The venture capital industry needs shave about $13 billion a year from its investments in startup companies, writes Paul Kedrosky in a research paper released today by the Kaufman Foundation. The report not only offers data showing how the U.S. venture capital industry is too big, but links such size to depressed returns. It’s a data-rich, authoritative look at the issues I wrote about yesterday after the NVCA released a survey that shows how ill-adapted many venture firms are to the changed world of technology investing.

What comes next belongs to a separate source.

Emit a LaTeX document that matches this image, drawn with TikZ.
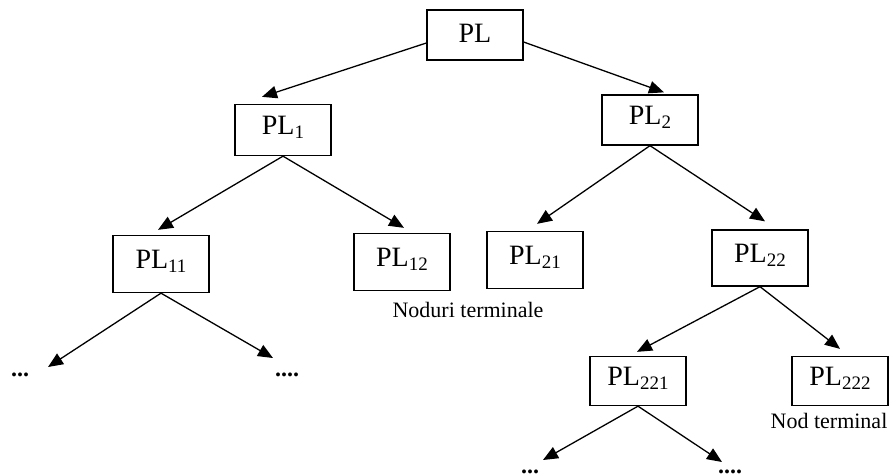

Those changes include a less forgiving initial public offering market, lower capital requirements for certain types of startups and more firms flinging more capital around. Kedrosky’s data suggests that the U.S. venture industry should shrink to less than 0.1 percent of the GDP (it currently stands at around 0.19 percent of GDP) — to roughly $12 billion. He pushes for smaller funds and investments, especially in mature areas such as information technology. He also recognizes that venture firms are reluctant to make this shift. From his paper:
It seems inevitable that venture capital must shrink considerably. While there is no question that venture capital can facilitate some forms of high-growth entrepreneurial firms, its poor returns make the asset class uncompetitive and at risk of very large declines in capital commitments as investors flee this under performing asset. While any estimate is subject to much uncertainty, it seems reasonable—based on returns, GDP, and exits—to expect the pace of investing to shrink by half in the coming years. We should also expect a continuing sharp decline in the amount of money invested in information technology, a maturing sector with declining capital requirements in its remaining innovative segments.

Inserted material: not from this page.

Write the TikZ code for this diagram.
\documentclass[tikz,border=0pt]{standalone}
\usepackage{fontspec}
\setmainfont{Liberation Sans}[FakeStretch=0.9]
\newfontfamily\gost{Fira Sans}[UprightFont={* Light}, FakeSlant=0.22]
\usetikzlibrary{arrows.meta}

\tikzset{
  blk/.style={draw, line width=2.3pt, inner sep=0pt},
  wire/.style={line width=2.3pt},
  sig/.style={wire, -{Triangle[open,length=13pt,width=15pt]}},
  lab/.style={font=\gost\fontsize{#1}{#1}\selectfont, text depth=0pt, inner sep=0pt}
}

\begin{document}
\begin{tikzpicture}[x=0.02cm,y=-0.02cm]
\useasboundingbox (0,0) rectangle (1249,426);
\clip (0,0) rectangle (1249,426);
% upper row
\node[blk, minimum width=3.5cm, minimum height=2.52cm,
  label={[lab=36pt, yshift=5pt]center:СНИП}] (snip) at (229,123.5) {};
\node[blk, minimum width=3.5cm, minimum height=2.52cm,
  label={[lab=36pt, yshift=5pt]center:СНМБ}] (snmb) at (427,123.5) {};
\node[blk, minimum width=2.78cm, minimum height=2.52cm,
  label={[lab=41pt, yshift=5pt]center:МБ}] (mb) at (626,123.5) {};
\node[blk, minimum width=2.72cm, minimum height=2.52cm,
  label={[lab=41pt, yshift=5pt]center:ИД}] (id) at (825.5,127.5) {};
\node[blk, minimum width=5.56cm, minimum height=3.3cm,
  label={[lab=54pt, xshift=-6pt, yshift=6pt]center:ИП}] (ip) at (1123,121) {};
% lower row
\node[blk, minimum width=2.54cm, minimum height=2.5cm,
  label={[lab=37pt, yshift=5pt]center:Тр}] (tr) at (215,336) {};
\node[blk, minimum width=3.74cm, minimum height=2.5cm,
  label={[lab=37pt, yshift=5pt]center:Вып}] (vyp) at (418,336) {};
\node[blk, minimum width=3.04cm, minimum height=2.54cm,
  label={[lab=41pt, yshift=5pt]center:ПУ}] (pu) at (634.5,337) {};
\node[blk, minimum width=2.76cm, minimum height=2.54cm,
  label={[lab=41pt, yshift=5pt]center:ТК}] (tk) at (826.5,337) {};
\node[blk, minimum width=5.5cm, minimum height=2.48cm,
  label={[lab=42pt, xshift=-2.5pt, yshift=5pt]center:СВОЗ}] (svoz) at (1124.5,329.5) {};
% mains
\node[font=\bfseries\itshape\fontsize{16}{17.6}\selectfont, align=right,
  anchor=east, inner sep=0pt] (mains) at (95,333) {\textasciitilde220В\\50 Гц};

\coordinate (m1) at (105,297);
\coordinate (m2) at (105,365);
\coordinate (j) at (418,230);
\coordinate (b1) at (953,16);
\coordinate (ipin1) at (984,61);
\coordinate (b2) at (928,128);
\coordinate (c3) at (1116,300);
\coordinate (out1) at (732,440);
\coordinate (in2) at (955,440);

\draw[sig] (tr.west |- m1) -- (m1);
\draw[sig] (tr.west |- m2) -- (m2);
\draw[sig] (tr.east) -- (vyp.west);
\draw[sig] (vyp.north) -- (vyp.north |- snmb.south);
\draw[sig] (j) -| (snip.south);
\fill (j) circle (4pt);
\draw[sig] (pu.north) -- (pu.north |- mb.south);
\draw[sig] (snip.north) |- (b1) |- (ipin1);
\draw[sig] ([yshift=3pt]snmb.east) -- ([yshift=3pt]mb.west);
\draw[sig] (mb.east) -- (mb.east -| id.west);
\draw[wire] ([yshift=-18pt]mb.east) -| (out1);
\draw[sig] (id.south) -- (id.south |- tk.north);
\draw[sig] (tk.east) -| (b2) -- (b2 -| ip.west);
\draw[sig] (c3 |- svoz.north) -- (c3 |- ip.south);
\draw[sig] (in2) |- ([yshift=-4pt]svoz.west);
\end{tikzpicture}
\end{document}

The question is how to shave $13 billion from the industry. Venture firms are already thinning their ranks and trying out smaller funds. But Kedrosky suggests another key element to making this culling less difficult: moving away from the idea that venture capital is a “necessary and sufficient” ingredient for growing entrepreneurial companies. I touched on that debate after sitting in on a panel at South by Southwest and talking to Mike Maples Sr., a Texas angel investor and former Microsoft executive. There is a definite perception that true tech startups raise venture capital rather than bootstrap or grow through other types of financing such as angels. Changing that perception may change the overall demand for venture capital dollars from startups and even governments.